Oh, I’m drifting now, I’m just enjoying the beautiful, beautiful way it is. The world that I’m in. The water, the green trees, the fleecy white clouds, the remoteness, the alone-ness. And then I hear a strange sound approaching—from somewhere off-stage! A sort of gung, gung, gung, gung, gung. It is no boat—I know that. It is no train—I know that because there are no railroad stations around. It is no Hupmobile with bad valves, gung, gung, gung. I turn around and look behind me and not more than fifteen feet from me, I cannot believe it, is an airplane! He is coasting right up to me on floats. Gung, gung, gung, gung, gung. My boat starts to bob up and down and I see, sitting in the front of that plane, a man—in a uniform.

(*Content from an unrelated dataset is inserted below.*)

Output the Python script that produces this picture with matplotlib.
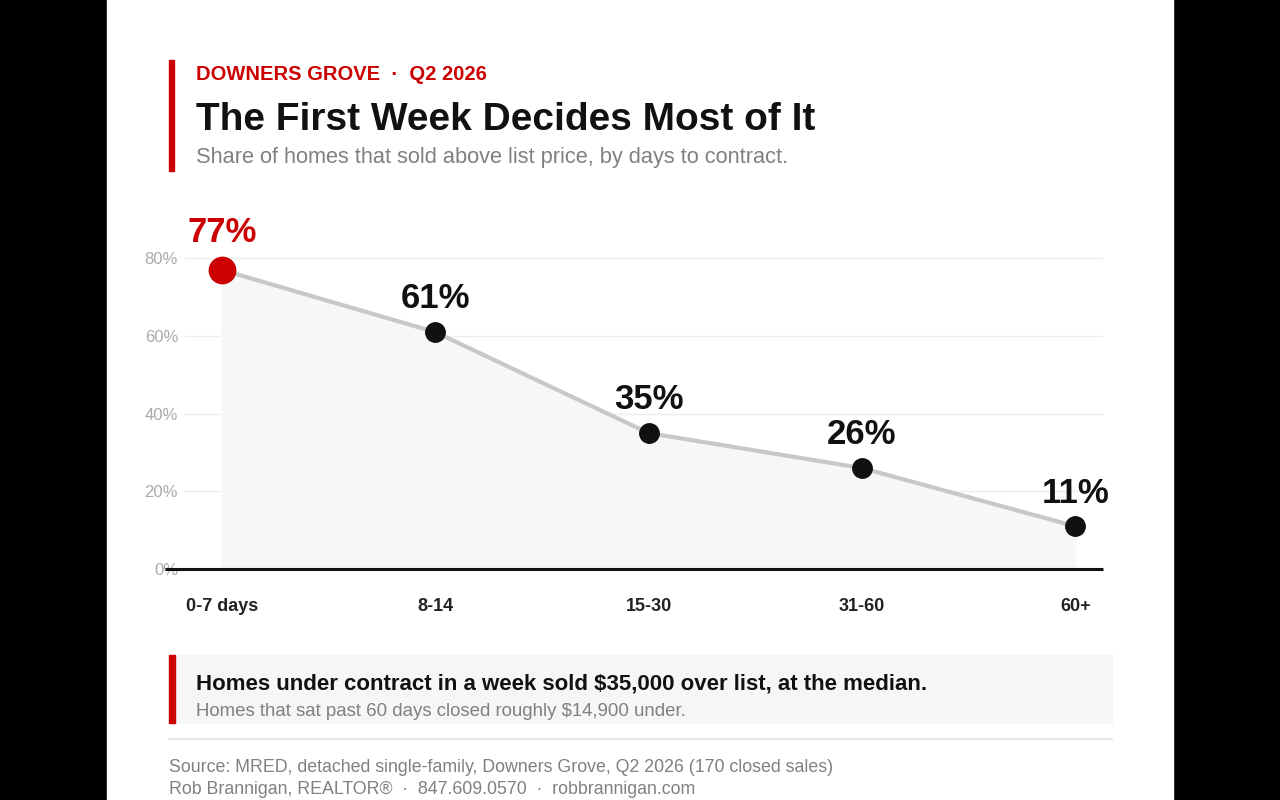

I look up at him. You know, you’re very small when you’re in a rowboat and you’re looking up at an airplane—that is coming right up on you with a pair of floats hanging out. And, capagung, gung, gung, gung, gung, he floats right up to me. What magnificence in this sylvan glade. It is romantic. I think to myself, well, he’s had a forced landing or something.
And then that uniformed head comes out of that cockpit. “Hey, bud, lemme see yer license, bud. Lemme see yer license there.”
And then it hits me. My god, no! I had left my license back in the cabin! Four thousand miles away! I brought that license and left it on the table and here I am! Oh no! No! I am down on my knees in the sylvan glade, in my rented rowboat. “But, but! No!”
He says, “All right, mac. Turn that boat around. You say it’s in your cabin? Turn around and I’ll follow ya!”
I am the first guy you ever heard who was followed home in a rented rowboat by a Piper Cub flying at twelve-hundred feet in circles above me. With the entire lake watching him. This was undoubtedly the most public pinch that has ever been made in the state of Maine.
That guy had everything but twin fifty-caliber sub-machineguns mounted on that little cockamamie plane. He followed me all the way back to the cabin. I went in and I got my license and came out on the shore. He landed his plane. “Okay, mac, carry it with ya. Where do you think you are—in the woods?”
And that little airplane went rrrrrrrrr down the lake and took off and I knew then that the long arm of the fuzz can never be totally escaped and I knew then also that there are people to whom things don’t happen, and there’s us. And there’s us.
The lower lake is Snow Pond, where Shepherd,
not discouraged about Maine,
still lovin’ it,
will one day buy a home and spend many
good times on vacation there with Leigh Brown.